Required work>
Copy every line that holds "this".
[START Listed entries]
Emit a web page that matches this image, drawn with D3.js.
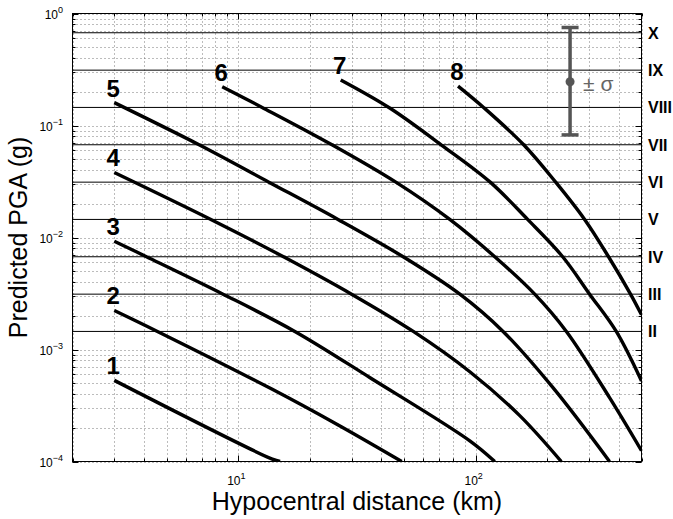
<!DOCTYPE html>
<html><head><meta charset="utf-8">
<script src="https://cdn.jsdelivr.net/npm/d3@7"></script>
<style>
body{margin:0;background:#fff;}
text{font-family:"Liberation Sans",Arial,Helvetica,sans-serif;}
</style>
</head><body>
<svg id="chart" width="673" height="519"></svg>
<script>
// ---- data ----
const magnitudes = [1, 2, 3, 4, 5, 6, 7, 8];
const m1Dist = [3, 13.9, 15.0];
const m1PGA  = [5.30e-4, 1.05e-4, 1.0e-4];
const m2Dist = [3, 4.56, 13.9, 26.0, 48.8];
const m2PGA  = [2.23e-3, 1.45e-3, 4.41e-4, 2.15e-4, 1.0e-4];
const m3Dist = [3, 4.10, 8.62, 17.3, 35.9, 94.5, 120.4];
const m3PGA  = [9.25e-3, 6.73e-3, 3.12e-3, 1.45e-3, 5.6e-4, 1.53e-4, 1.0e-4];
const m4Dist = [3, 7.66, 15.5, 30.0, 54.6, 94.5, 153.4, 229.6];
const m4PGA  = [0.0381, 0.0145, 0.00673, 0.00312, 0.00145, 6.33e-4, 2.57e-4, 1.0e-4];
const m5Dist = [3, 6.83, 13.45, 26.3, 49.5, 85.8, 130.5, 211.8, 366.7];
const m5PGA  = [0.160, 0.0673, 0.0312, 0.0145, 0.00673, 0.00312, 0.00145, 4.56e-4, 1.0e-4];
const m6Dist = [8.55, 12.6, 24.8, 46.1, 77.8, 120.4, 177.4, 241.2, 366.7, 500];
const m6PGA  = [0.222, 0.145, 0.0673, 0.0312, 0.0145, 0.00673, 0.00312, 0.00145, 3.72e-4, 1.25e-4];
const m7Dist = [27.0, 43.6, 71.5, 115.2, 165.6, 232.7, 302.2, 391.4, 500];
const m7PGA  = [0.255, 0.1425, 0.0673, 0.0312, 0.0145, 0.00673, 0.00312, 0.00145, 5.24e-4];
const m8Dist = [84.3, 108.0, 159.4, 217.4, 287.9, 363.2, 449.5, 500];
const m8PGA  = [0.225, 0.145, 0.0673, 0.0312, 0.0145, 0.00673, 0.00312, 0.00204];

const mmiLabels = ["X", "IX", "VIII", "VII", "VI", "V", "IV", "III", "II"];
const mmiPGA    = [0.673, 0.312, 0.145, 0.0673, 0.0312, 0.0145, 0.00673, 0.00312, 0.00145];

const sigmaDist = 250;
const sigmaCenter = 0.246;
const sigmaLow = 0.0824;
const sigmaHigh = 0.75;
const sigmaLabel = "\u00B1 \u03C3";

const xMajorTicks = [10, 100];
const xTickExp = ["1", "2"];
const yMajorTicks = [1e-4, 1e-3, 1e-2, 1e-1, 1];
const yTickExp = ["\u22124", "\u22123", "\u22122", "\u22121", "0"];
const xTitle = "Hypocentral distance (km)";
const yTitle = "Predicted PGA (g)";

// ---- build ----
const curveDists = [m1Dist, m2Dist, m3Dist, m4Dist, m5Dist, m6Dist, m7Dist, m8Dist];
const curvePGAs  = [m1PGA, m2PGA, m3PGA, m4PGA, m5PGA, m6PGA, m7PGA, m8PGA];
const curves = magnitudes.map((m, i) => ({
  m, pts: curveDists[i].map((d, j) => ({d, p: curvePGAs[i][j]}))
}));

const L = 72.5, R = 641.5, T = 13.5, B = 461.5;
const x = d3.scaleLog().domain([2, 500]).range([L, R]);
const y = d3.scaleLog().domain([1e-4, 1]).range([B, T]);

const svg = d3.select("#chart");

const xGrid = [];
for (let e = 0; e <= 2; e++) for (let k = 1; k <= 9; k++) {
  const v = k * Math.pow(10, e); if (v >= 2 && v <= 500) xGrid.push(v);
}
const yGrid = [];
for (let e = -4; e <= 0; e++) for (let k = 1; k <= 9; k++) {
  const v = k * Math.pow(10, e); if (v >= 1e-4 && v <= 1) yGrid.push(v);
}

const grid = svg.append("g").attr("stroke", "#555").attr("stroke-width", 0.8)
  .attr("stroke-dasharray", "1,3").attr("fill", "none");
grid.selectAll(".gx").data(xGrid).join("line")
  .attr("x1", d => Math.round(x(d)) + 0.5).attr("x2", d => Math.round(x(d)) + 0.5)
  .attr("y1", T).attr("y2", B);
grid.selectAll(".gy").data(yGrid).join("line")
  .attr("y1", d => Math.round(y(d)) + 0.5).attr("y2", d => Math.round(y(d)) + 0.5)
  .attr("x1", L).attr("x2", R);

// MMI lines
svg.append("g").selectAll("line").data(mmiPGA).join("line")
  .attr("x1", L).attr("x2", R)
  .attr("y1", d => y(d)).attr("y2", d => y(d))
  .attr("stroke", "#000").attr("stroke-width", 1);

// MMI labels
svg.append("g").selectAll("text").data(mmiLabels).join("text")
  .attr("x", 648).attr("y", (d, i) => y(mmiPGA[i]) + 6)
  .attr("font-size", 16).attr("font-weight", "bold").attr("fill", "#000")
  .text(d => d);

// curves
const line = d3.line().x(d => x(d.d)).y(d => y(d.p)).curve(d3.curveCatmullRom.alpha(0.5));
svg.append("clipPath").attr("id", "plotclip").append("rect")
  .attr("x", L).attr("y", T).attr("width", R - L).attr("height", B - T);
svg.append("g").attr("clip-path", "url(#plotclip)")
  .selectAll("path").data(curves).join("path")
  .attr("d", d => line(d.pts))
  .attr("fill", "none").attr("stroke", "#000").attr("stroke-width", 3.4)
  .attr("stroke-linecap", "butt");

// curve labels
svg.append("g").selectAll("text").data(curves).join("text")
  .attr("x", d => x(d.pts[0].d) - 1).attr("y", d => y(d.pts[0].p) - 6)
  .attr("text-anchor", "middle").attr("font-size", 24).attr("font-weight", "bold")
  .text(d => d.m);

// sigma error bar
const eb = svg.append("g").attr("stroke", "#555").attr("stroke-width", 3.5);
eb.append("line").attr("x1", x(sigmaDist)).attr("x2", x(sigmaDist))
  .attr("y1", y(sigmaHigh)).attr("y2", y(sigmaLow));
eb.append("line").attr("x1", x(sigmaDist) - 8.5).attr("x2", x(sigmaDist) + 8.5)
  .attr("y1", y(sigmaHigh)).attr("y2", y(sigmaHigh));
eb.append("line").attr("x1", x(sigmaDist) - 8.5).attr("x2", x(sigmaDist) + 8.5)
  .attr("y1", y(sigmaLow)).attr("y2", y(sigmaLow));
svg.append("circle").attr("cx", x(sigmaDist)).attr("cy", y(sigmaCenter)).attr("r", 4.5)
  .attr("fill", "#555");
svg.append("text").attr("x", x(sigmaDist) + 13).attr("y", y(sigmaCenter) + 9)
  .attr("font-size", 21).attr("fill", "#666").text(sigmaLabel);

// axes box
svg.append("rect").attr("x", L).attr("y", T).attr("width", R - L).attr("height", B - T)
  .attr("fill", "none").attr("stroke", "#000").attr("stroke-width", 1);

// ticks (inside, all four sides)
const tk = svg.append("g").attr("stroke", "#000").attr("stroke-width", 1);
const isMajor = v => Math.abs(Math.log10(v) - Math.round(Math.log10(v))) < 1e-9;
xGrid.forEach(v => {
  const len = isMajor(v) ? 6 : 3, px = Math.round(x(v)) + 0.5;
  tk.append("line").attr("x1", px).attr("x2", px).attr("y1", B).attr("y2", B - len);
  tk.append("line").attr("x1", px).attr("x2", px).attr("y1", T).attr("y2", T + len);
});
yGrid.forEach(v => {
  const len = isMajor(v) ? 6 : 3, py = Math.round(y(v)) + 0.5;
  tk.append("line").attr("y1", py).attr("y2", py).attr("x1", L).attr("x2", L + len);
  tk.append("line").attr("y1", py).attr("y2", py).attr("x1", R).attr("x2", R - len);
});

// tick labels
const xl = svg.append("g").selectAll("text").data(xMajorTicks).join("text")
  .attr("x", d => x(d) - 2).attr("y", 485).attr("text-anchor", "middle")
  .attr("font-size", 12).attr("fill", "#000");
xl.append("tspan").text("10");
xl.append("tspan").attr("dy", -6).attr("font-size", 9).text((d, i) => xTickExp[i]);

const yl = svg.append("g").selectAll("text").data(yMajorTicks).join("text")
  .attr("x", 63).attr("y", d => y(d) + 5).attr("text-anchor", "end")
  .attr("font-size", 12).attr("fill", "#000");
yl.append("tspan").text("10");
yl.append("tspan").attr("dy", -6).attr("font-size", 9).text((d, i) => yTickExp[i]);

// axis titles
svg.append("text").attr("x", (L + R) / 2).attr("y", 510).attr("text-anchor", "middle")
  .attr("font-size", 25).text(xTitle);
svg.append("text").attr("transform", `translate(27,${(T + B) / 2}) rotate(-90)`)
  .attr("text-anchor", "middle").attr("font-size", 25).text(yTitle);
</script>
</body></html>
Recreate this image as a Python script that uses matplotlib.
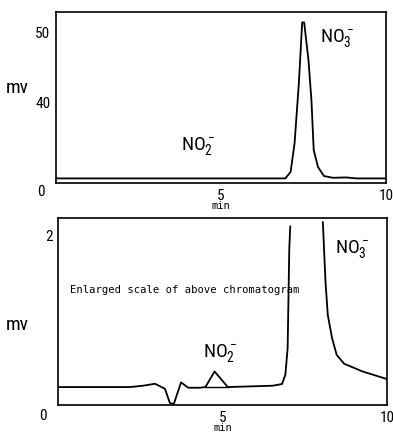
[END Listed entries]
The solution>
Emit a web page that matches this image, drawn with D3.js.
Recreate this image as a Python script that uses matplotlib.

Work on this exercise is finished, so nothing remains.